Written problem - Track down each line that has the word "this" and copy it.

Information supplied -
= = =

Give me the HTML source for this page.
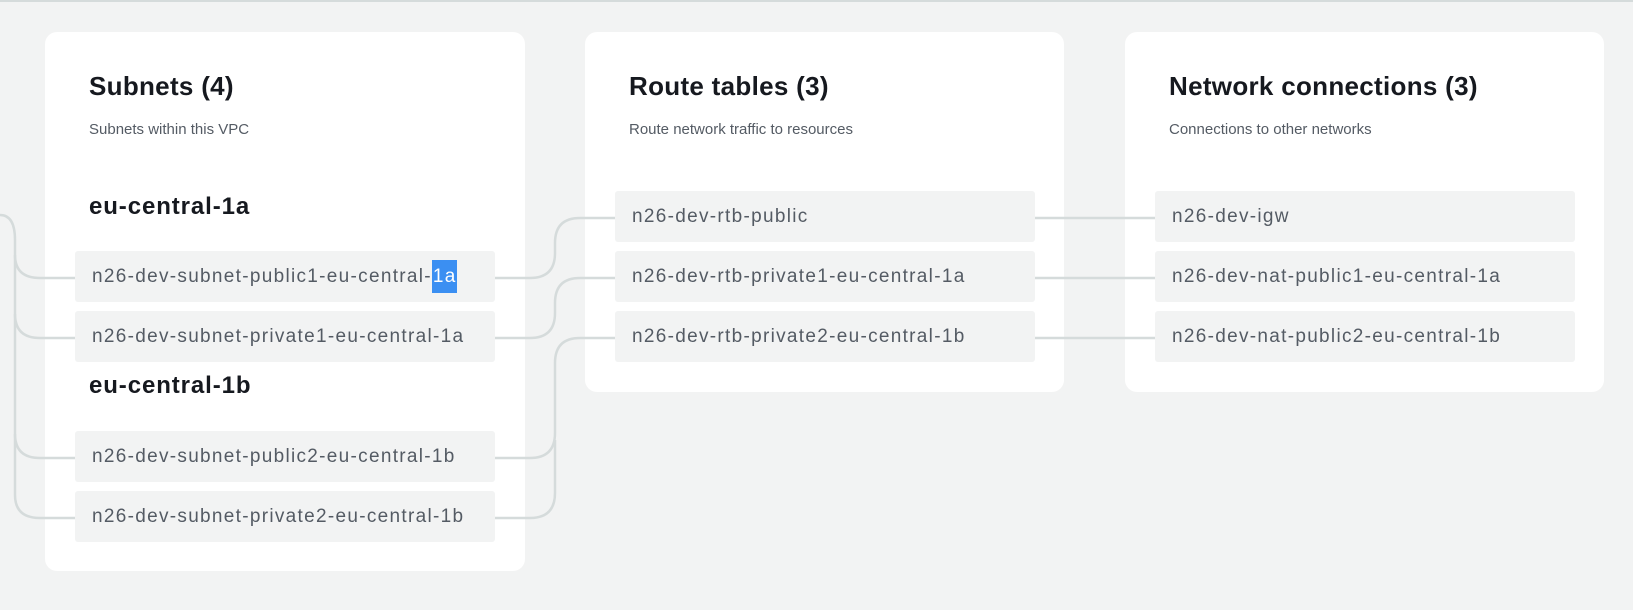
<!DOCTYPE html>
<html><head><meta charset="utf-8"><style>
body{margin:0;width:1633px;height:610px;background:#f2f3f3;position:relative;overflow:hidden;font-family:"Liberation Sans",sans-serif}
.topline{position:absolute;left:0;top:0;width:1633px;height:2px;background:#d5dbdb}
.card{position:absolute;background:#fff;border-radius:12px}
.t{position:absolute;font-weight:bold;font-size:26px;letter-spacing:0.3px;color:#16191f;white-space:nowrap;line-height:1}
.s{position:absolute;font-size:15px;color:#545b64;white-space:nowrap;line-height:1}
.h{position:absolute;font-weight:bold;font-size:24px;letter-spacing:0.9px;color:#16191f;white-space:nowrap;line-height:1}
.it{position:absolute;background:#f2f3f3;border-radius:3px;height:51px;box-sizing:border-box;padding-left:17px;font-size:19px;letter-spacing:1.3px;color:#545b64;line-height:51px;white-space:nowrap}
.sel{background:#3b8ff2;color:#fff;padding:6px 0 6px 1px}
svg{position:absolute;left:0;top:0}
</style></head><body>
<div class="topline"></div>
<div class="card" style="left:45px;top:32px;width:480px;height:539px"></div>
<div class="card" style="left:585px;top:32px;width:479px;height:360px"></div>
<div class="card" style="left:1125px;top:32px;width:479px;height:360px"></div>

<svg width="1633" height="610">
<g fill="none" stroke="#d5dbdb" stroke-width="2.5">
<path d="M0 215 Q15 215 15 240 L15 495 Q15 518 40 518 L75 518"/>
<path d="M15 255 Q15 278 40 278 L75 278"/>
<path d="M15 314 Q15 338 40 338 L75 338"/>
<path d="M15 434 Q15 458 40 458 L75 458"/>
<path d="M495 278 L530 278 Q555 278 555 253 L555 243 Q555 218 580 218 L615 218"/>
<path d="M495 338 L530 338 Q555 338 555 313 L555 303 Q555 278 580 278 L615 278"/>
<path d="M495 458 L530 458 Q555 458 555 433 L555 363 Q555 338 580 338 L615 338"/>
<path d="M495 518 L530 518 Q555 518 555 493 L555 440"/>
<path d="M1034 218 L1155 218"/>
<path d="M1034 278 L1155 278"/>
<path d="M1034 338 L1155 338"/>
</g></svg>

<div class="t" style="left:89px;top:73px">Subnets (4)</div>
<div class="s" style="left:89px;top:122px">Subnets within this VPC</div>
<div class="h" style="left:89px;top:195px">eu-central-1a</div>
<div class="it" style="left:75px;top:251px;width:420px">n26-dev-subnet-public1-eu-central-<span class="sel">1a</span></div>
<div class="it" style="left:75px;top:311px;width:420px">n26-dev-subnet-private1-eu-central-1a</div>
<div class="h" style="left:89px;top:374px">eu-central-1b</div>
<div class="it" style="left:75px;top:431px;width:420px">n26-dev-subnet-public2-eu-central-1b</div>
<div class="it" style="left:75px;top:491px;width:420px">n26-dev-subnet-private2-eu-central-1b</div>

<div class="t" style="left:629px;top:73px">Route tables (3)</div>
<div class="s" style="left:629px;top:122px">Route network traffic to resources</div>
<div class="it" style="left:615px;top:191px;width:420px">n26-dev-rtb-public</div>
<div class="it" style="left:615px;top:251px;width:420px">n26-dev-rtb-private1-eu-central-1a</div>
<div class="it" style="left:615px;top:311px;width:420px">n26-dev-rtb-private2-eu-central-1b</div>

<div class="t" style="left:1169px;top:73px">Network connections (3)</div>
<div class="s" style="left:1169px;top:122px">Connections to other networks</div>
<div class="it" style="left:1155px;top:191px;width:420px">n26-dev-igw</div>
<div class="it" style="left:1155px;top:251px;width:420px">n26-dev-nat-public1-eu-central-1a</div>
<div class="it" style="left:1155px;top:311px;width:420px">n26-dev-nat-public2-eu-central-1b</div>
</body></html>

= = =

Solved exercise -
Give me the HTML source for this page.
<div class="s" style="left:89px;top:122px">Subnets within this VPC</div>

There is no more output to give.